Hello again, and congratulations! You’ve just done something wonderful, that’s also amazingly simple; something most of us take so much for granted that we don’t even think about it when we’re doing it. You moved from one place to another and back again under your own speed.

You know what can’t do that? The COVID-19 virus. Even though it’s sometimes described as a “wave” that’s “sweeping” across the globe, it can’t do that on its own. It needs us to help it, because the simple fact is that we can move around freely, but the novel coronavirus can’t.

Now, I realize that there are a good many other things that the virus can’t do. It can’t take out the garbage, feed the cat, send a text message, or (to quote Jason Statham in the movie Spy) take up piano at a late age. But this “can’t even make it from one room to the next by itself” business — a feat most toddlers have mastered while they’re still in diapers — is the big one.

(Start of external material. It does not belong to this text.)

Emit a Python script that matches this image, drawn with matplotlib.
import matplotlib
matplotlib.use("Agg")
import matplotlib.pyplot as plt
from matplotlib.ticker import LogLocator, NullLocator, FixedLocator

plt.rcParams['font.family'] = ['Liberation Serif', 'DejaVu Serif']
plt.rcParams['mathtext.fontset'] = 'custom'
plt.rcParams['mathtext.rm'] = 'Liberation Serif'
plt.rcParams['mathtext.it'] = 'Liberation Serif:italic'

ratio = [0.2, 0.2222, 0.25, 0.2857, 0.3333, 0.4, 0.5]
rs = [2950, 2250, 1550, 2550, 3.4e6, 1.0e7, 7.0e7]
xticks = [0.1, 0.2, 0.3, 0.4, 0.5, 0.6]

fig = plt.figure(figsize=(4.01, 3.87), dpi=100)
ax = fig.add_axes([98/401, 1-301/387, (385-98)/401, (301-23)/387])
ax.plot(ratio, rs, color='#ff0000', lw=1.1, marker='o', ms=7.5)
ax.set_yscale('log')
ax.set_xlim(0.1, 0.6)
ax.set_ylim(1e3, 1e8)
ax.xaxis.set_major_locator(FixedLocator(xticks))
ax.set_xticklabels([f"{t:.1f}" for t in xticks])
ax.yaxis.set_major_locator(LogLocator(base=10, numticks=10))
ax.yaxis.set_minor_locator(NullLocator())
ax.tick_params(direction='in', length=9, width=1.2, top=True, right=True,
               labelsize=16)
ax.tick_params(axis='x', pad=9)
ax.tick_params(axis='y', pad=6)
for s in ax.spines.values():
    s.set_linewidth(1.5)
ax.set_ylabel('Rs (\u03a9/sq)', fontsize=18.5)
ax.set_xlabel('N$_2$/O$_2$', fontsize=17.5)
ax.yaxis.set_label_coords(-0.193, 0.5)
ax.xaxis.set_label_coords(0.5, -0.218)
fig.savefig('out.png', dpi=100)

In order to get to someone to infect them, the COVID-19 virus has to travel to that person somehow, and it needs help. Our help, to be specific. So as much as your mom probably taught you that it’s good to be helpful, this is one time (possibly the only time) I’m going to tell you not to listen to your mom. Don’t worry, she won’t be angry. Au contraire; if you don’t help the coronavirus get to her, she’ll be very happy indeed.

It’s Tuesday evening as I write this, and earlier today there was confirmation from Interior Health of a positive case of the COVID-19 virus involving the Subway restaurant in Cache Creek. Anyone who visited the site on March 25, 26, or 27 is being told to self-isolate for 14 days. Do not pass go; do not collect $200.

This matter-of-fact advice has, however, caused a flood of phone calls to the Ashcroft medical clinic. I’m not entirely sure what people are hoping they will be told: that they don’t have to self-isolate? That they probably don’t have the virus? That they can get a test? The clinic has asked that a plea be put out on social media: please don’t call. They’re swamped as it is, just trying to deal with the normal volume of patients that they see on any given day.

Call 8-1-1 if you’re worried, or use the online COVID-19 Symptom Self-Assessment Tool (https://bc.thrive.health/). If you’ve been exposed to the COVID-19 virus — and if you were at the Cache Creek Subway on the dates above, then you were — you probably don’t need a test. The trained 8-1-1 health care professionals, who are available 24/7, will let you know if you do.

Some are also asking if the person who tested positive was passing through or is a local resident. Really, does it matter? Two weeks ago I was at a meeting where a health care professional said it was a question of when — not if — the virus got to our area. It’s definitely here now, and probably has been for some time. If people in our community who have tested positive for COVID-19 aren’t shouting it from the rooftops, it’s possibly because they’re worried about the reaction from others. Fear can make people do ugly things.

I said it before, and I’ll say it again. Be kind. It’s one of our greatest weapons. And don’t give the COVID-19 virus a ride anywhere. Picking up hitchhikers can be dangerous. You listen to me, now. After all, I’m a mom.